### Data shown
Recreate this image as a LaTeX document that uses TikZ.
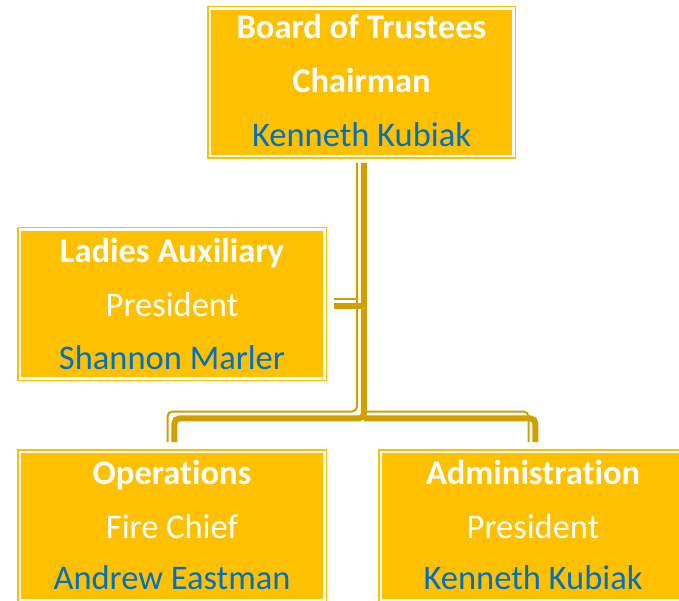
\documentclass[tikz,border=0pt]{standalone}
\usepackage{fontspec}
\setmainfont[Ligatures=NoCommon]{Carlito}
\usetikzlibrary{calc}
\definecolor{boxgold}{RGB}{255,192,0}
\definecolor{lngold}{RGB}{208,160,0}
\definecolor{nameblue}{RGB}{0,112,192}
\tikzset{
  orgbox/.style={rectangle, fill=boxgold, draw=boxgold, double=white,
    double distance=2.5pt, line width=1.5pt, inner sep=0pt, outer sep=0pt,
    minimum width=304.5pt, minimum height=148.5pt},
  hd/.style={font=\fontsize{34.5}{40}\selectfont\bfseries, text=white, inner sep=0pt, anchor=base},
  rl/.style={font=\fontsize{34.5}{40}\selectfont, text=white, inner sep=0pt, anchor=base},
  nm/.style={font=\fontsize{34.5}{40}\selectfont, text=nameblue, inner sep=0pt, anchor=base},
  thinln/.style={draw=lngold, line width=2pt, rounded corners=5pt},
  thickln/.style={draw=lngold, line width=6pt, rounded corners=5pt},
}
\begin{document}
\begin{tikzpicture}[x=1pt,y=1pt]
\useasboundingbox (0,0) rectangle (679,600);
\clip (0,0) rectangle (679,600);
% boxes
\node[orgbox, minimum width=303.5pt, minimum height=147.5pt] (top) at (361.5,517.5) {};
\node[orgbox] (ladies) at (172,296) {};
\node[orgbox] (ops) at (172,74) {};
\node[orgbox] (admin) at (533,74) {};
% texts
\node[hd] (t1) at (361.5,561) {Board of Trustees};
\node[hd] (t2) at (361.5,507) {Chairman};
\node[nm] (t3) at (361.5,453.5) {Kenneth Kubiak};
\node[hd] (l1) at (172,337.5) {Ladies Auxiliary};
\node[rl] (l2) at (172,283.5) {President};
\node[nm] (l3) at (172,230.5) {Shannon Marler};
\node[hd] (o1) at (172,115.5) {Operations};
\node[rl] (o2) at (172,61.5) {Fire Chief};
\node[nm] (o3) at (172,10.5) {Andrew Eastman};
\node[hd] (a1) at (533,115.5) {Administration};
\node[rl] (a2) at (533,61.5) {President};
\node[nm] (a3) at (533,10.5) {Kenneth Kubiak};
% connectors
\coordinate (bar) at (361,184);
% thin lines (up-left side)
\draw[thinln] ($(top.south)+(-4.5,-6.75)$) -- ($(top.south |- bar)+(-4.5,4.5)$)
  -- ($(ops.north |- bar)+(-4.5,4.5)$) -- ($(ops.north)+(-4.5,9.75)$);
\draw[thinln] ($(top.south |- bar)+(2.4,4.5)$)
  -- ($(admin.north |- bar)+(-4.5,4.5)$) -- ($(admin.north)+(-4.5,9.75)$);
\draw[thinln, rounded corners=0pt] ($(ladies.east)+(9.75,4.5)$) -- ($(top.south |- ladies.east)+(-4.5,4.5)$);
% thick lines (down-right side)
\draw[thickln] ($(top.south)+(2.4,-6.75)$) -- ($(top.south |- bar)+(2.4,-2.4)$)
  -- ($(ops.north |- bar)+(2.4,-2.4)$) -- ($(ops.north)+(2.4,9.75)$);
\draw[thickln] ($(top.south |- bar)+(2.4,-2.4)$)
  -- ($(admin.north |- bar)+(2.4,-2.4)$) -- ($(admin.north)+(2.4,9.75)$);
\draw[thickln, rounded corners=0pt] ($(ladies.east)+(9.75,-2.4)$) -- ($(top.south |- ladies.east)+(2.4,-2.4)$);
\end{tikzpicture}
\end{document}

### Exercise prompt
All of the data above should be quoted exactly, except for the pictures.

### Written response
Recreate this image as a LaTeX document that uses TikZ.
\documentclass[tikz,border=0pt]{standalone}
\usepackage{fontspec}
\setmainfont[Ligatures=NoCommon]{Carlito}
\usetikzlibrary{calc}
\definecolor{boxgold}{RGB}{255,192,0}
\definecolor{lngold}{RGB}{208,160,0}
\definecolor{nameblue}{RGB}{0,112,192}
\tikzset{
  orgbox/.style={rectangle, fill=boxgold, draw=boxgold, double=white,
    double distance=2.5pt, line width=1.5pt, inner sep=0pt, outer sep=0pt,
    minimum width=304.5pt, minimum height=148.5pt},
  hd/.style={font=\fontsize{34.5}{40}\selectfont\bfseries, text=white, inner sep=0pt, anchor=base},
  rl/.style={font=\fontsize{34.5}{40}\selectfont, text=white, inner sep=0pt, anchor=base},
  nm/.style={font=\fontsize{34.5}{40}\selectfont, text=nameblue, inner sep=0pt, anchor=base},
  thinln/.style={draw=lngold, line width=2pt, rounded corners=5pt},
  thickln/.style={draw=lngold, line width=6pt, rounded corners=5pt},
}
\begin{document}
\begin{tikzpicture}[x=1pt,y=1pt]
\useasboundingbox (0,0) rectangle (679,600);
\clip (0,0) rectangle (679,600);
% boxes
\node[orgbox, minimum width=303.5pt, minimum height=147.5pt] (top) at (361.5,517.5) {};
\node[orgbox] (ladies) at (172,296) {};
\node[orgbox] (ops) at (172,74) {};
\node[orgbox] (admin) at (533,74) {};
% texts
\node[hd] (t1) at (361.5,561) {Board of Trustees};
\node[hd] (t2) at (361.5,507) {Chairman};
\node[nm] (t3) at (361.5,453.5) {Kenneth Kubiak};
\node[hd] (l1) at (172,337.5) {Ladies Auxiliary};
\node[rl] (l2) at (172,283.5) {President};
\node[nm] (l3) at (172,230.5) {Shannon Marler};
\node[hd] (o1) at (172,115.5) {Operations};
\node[rl] (o2) at (172,61.5) {Fire Chief};
\node[nm] (o3) at (172,10.5) {Andrew Eastman};
\node[hd] (a1) at (533,115.5) {Administration};
\node[rl] (a2) at (533,61.5) {President};
\node[nm] (a3) at (533,10.5) {Kenneth Kubiak};
% connectors
\coordinate (bar) at (361,184);
% thin lines (up-left side)
\draw[thinln] ($(top.south)+(-4.5,-6.75)$) -- ($(top.south |- bar)+(-4.5,4.5)$)
  -- ($(ops.north |- bar)+(-4.5,4.5)$) -- ($(ops.north)+(-4.5,9.75)$);
\draw[thinln] ($(top.south |- bar)+(2.4,4.5)$)
  -- ($(admin.north |- bar)+(-4.5,4.5)$) -- ($(admin.north)+(-4.5,9.75)$);
\draw[thinln, rounded corners=0pt] ($(ladies.east)+(9.75,4.5)$) -- ($(top.south |- ladies.east)+(-4.5,4.5)$);
% thick lines (down-right side)
\draw[thickln] ($(top.south)+(2.4,-6.75)$) -- ($(top.south |- bar)+(2.4,-2.4)$)
  -- ($(ops.north |- bar)+(2.4,-2.4)$) -- ($(ops.north)+(2.4,9.75)$);
\draw[thickln] ($(top.south |- bar)+(2.4,-2.4)$)
  -- ($(admin.north |- bar)+(2.4,-2.4)$) -- ($(admin.north)+(2.4,9.75)$);
\draw[thickln, rounded corners=0pt] ($(ladies.east)+(9.75,-2.4)$) -- ($(top.south |- ladies.east)+(2.4,-2.4)$);
\end{tikzpicture}
\end{document}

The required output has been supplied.